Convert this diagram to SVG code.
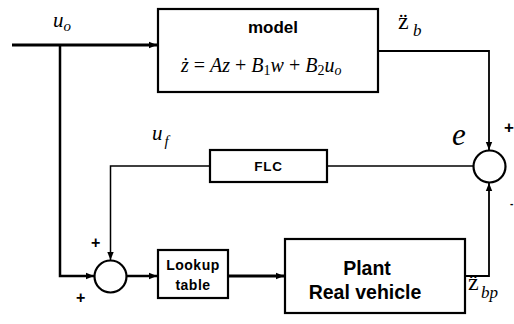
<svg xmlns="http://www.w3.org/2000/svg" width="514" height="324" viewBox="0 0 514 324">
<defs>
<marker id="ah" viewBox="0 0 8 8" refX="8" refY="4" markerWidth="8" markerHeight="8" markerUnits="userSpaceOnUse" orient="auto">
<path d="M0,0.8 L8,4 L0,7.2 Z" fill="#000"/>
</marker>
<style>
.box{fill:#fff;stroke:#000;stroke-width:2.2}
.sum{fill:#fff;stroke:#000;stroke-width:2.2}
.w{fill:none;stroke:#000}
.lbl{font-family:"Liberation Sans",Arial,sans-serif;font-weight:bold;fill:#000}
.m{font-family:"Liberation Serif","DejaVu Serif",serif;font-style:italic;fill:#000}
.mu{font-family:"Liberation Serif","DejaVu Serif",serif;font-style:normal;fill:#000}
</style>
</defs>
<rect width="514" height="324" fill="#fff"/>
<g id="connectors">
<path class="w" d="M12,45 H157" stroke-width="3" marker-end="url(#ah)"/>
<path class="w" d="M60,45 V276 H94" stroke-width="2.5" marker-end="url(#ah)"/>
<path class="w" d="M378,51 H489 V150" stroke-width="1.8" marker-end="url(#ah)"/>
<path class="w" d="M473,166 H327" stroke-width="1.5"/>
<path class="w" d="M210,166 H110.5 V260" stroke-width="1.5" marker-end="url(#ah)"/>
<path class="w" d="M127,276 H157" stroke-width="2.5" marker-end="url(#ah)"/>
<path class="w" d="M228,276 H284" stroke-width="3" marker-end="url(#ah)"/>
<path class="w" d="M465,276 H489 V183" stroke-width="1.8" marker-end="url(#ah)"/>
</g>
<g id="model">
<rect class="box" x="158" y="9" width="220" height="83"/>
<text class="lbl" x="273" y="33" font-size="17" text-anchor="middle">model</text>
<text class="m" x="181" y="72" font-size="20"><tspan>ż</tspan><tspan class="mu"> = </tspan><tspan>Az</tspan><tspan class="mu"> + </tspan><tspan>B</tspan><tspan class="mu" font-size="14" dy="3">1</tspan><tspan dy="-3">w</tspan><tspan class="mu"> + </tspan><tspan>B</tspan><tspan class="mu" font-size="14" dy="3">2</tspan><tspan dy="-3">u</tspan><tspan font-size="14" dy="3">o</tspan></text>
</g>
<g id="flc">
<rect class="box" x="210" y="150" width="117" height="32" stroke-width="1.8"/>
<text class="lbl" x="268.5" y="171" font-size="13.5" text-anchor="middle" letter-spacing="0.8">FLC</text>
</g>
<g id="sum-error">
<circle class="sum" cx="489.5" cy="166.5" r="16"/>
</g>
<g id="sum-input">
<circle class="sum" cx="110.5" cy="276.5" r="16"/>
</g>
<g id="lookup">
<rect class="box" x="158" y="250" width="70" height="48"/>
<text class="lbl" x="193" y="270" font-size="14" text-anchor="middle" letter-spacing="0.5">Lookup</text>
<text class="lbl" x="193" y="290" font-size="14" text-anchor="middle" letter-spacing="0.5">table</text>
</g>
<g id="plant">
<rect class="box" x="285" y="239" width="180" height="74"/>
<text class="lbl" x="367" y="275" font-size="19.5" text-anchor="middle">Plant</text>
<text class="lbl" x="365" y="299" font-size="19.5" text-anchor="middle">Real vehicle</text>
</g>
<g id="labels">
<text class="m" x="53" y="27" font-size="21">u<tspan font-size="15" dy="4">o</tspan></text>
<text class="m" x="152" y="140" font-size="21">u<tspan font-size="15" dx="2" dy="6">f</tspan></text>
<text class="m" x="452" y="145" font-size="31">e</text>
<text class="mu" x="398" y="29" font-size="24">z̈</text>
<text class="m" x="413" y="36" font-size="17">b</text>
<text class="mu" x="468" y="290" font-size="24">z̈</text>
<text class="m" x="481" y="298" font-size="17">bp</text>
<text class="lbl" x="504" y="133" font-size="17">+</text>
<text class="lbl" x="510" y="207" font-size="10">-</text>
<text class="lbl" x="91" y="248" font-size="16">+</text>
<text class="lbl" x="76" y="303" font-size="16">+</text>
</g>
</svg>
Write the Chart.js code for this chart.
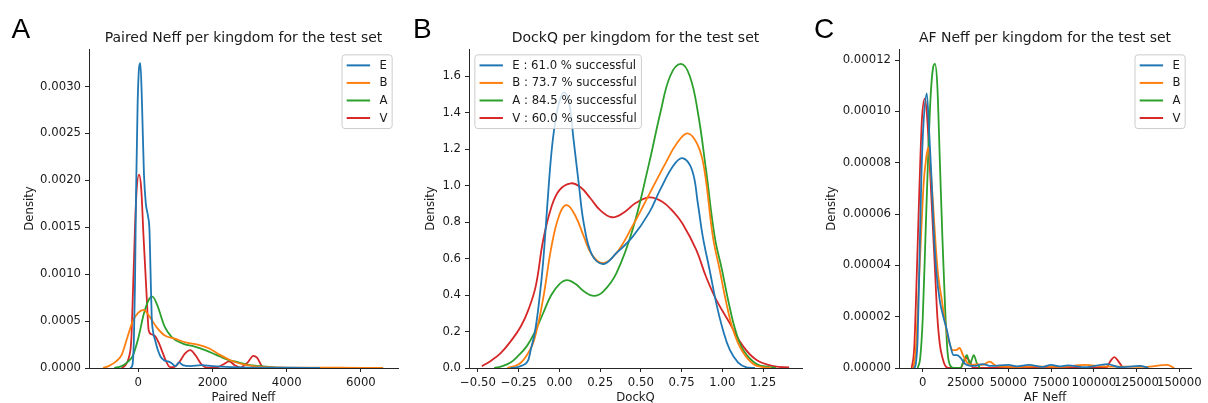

Aim of the task: Copy out all the data exactly; skip the pictures.

Reply:
Convert this diagram to SVG code.
<svg xmlns="http://www.w3.org/2000/svg" width="514" height="324" viewBox="0 0 514 324">
<defs>
<marker id="ah" viewBox="0 0 8 8" refX="8" refY="4" markerWidth="8" markerHeight="8" markerUnits="userSpaceOnUse" orient="auto">
<path d="M0,0.8 L8,4 L0,7.2 Z" fill="#000"/>
</marker>
<style>
.box{fill:#fff;stroke:#000;stroke-width:2.2}
.sum{fill:#fff;stroke:#000;stroke-width:2.2}
.w{fill:none;stroke:#000}
.lbl{font-family:"Liberation Sans",Arial,sans-serif;font-weight:bold;fill:#000}
.m{font-family:"Liberation Serif","DejaVu Serif",serif;font-style:italic;fill:#000}
.mu{font-family:"Liberation Serif","DejaVu Serif",serif;font-style:normal;fill:#000}
</style>
</defs>
<rect width="514" height="324" fill="#fff"/>
<g id="connectors">
<path class="w" d="M12,45 H157" stroke-width="3" marker-end="url(#ah)"/>
<path class="w" d="M60,45 V276 H94" stroke-width="2.5" marker-end="url(#ah)"/>
<path class="w" d="M378,51 H489 V150" stroke-width="1.8" marker-end="url(#ah)"/>
<path class="w" d="M473,166 H327" stroke-width="1.5"/>
<path class="w" d="M210,166 H110.5 V260" stroke-width="1.5" marker-end="url(#ah)"/>
<path class="w" d="M127,276 H157" stroke-width="2.5" marker-end="url(#ah)"/>
<path class="w" d="M228,276 H284" stroke-width="3" marker-end="url(#ah)"/>
<path class="w" d="M465,276 H489 V183" stroke-width="1.8" marker-end="url(#ah)"/>
</g>
<g id="model">
<rect class="box" x="158" y="9" width="220" height="83"/>
<text class="lbl" x="273" y="33" font-size="17" text-anchor="middle">model</text>
<text class="m" x="181" y="72" font-size="20"><tspan>ż</tspan><tspan class="mu"> = </tspan><tspan>Az</tspan><tspan class="mu"> + </tspan><tspan>B</tspan><tspan class="mu" font-size="14" dy="3">1</tspan><tspan dy="-3">w</tspan><tspan class="mu"> + </tspan><tspan>B</tspan><tspan class="mu" font-size="14" dy="3">2</tspan><tspan dy="-3">u</tspan><tspan font-size="14" dy="3">o</tspan></text>
</g>
<g id="flc">
<rect class="box" x="210" y="150" width="117" height="32" stroke-width="1.8"/>
<text class="lbl" x="268.5" y="171" font-size="13.5" text-anchor="middle" letter-spacing="0.8">FLC</text>
</g>
<g id="sum-error">
<circle class="sum" cx="489.5" cy="166.5" r="16"/>
</g>
<g id="sum-input">
<circle class="sum" cx="110.5" cy="276.5" r="16"/>
</g>
<g id="lookup">
<rect class="box" x="158" y="250" width="70" height="48"/>
<text class="lbl" x="193" y="270" font-size="14" text-anchor="middle" letter-spacing="0.5">Lookup</text>
<text class="lbl" x="193" y="290" font-size="14" text-anchor="middle" letter-spacing="0.5">table</text>
</g>
<g id="plant">
<rect class="box" x="285" y="239" width="180" height="74"/>
<text class="lbl" x="367" y="275" font-size="19.5" text-anchor="middle">Plant</text>
<text class="lbl" x="365" y="299" font-size="19.5" text-anchor="middle">Real vehicle</text>
</g>
<g id="labels">
<text class="m" x="53" y="27" font-size="21">u<tspan font-size="15" dy="4">o</tspan></text>
<text class="m" x="152" y="140" font-size="21">u<tspan font-size="15" dx="2" dy="6">f</tspan></text>
<text class="m" x="452" y="145" font-size="31">e</text>
<text class="mu" x="398" y="29" font-size="24">z̈</text>
<text class="m" x="413" y="36" font-size="17">b</text>
<text class="mu" x="468" y="290" font-size="24">z̈</text>
<text class="m" x="481" y="298" font-size="17">bp</text>
<text class="lbl" x="504" y="133" font-size="17">+</text>
<text class="lbl" x="510" y="207" font-size="10">-</text>
<text class="lbl" x="91" y="248" font-size="16">+</text>
<text class="lbl" x="76" y="303" font-size="16">+</text>
</g>
</svg>
Write the Chart.js code for this chart.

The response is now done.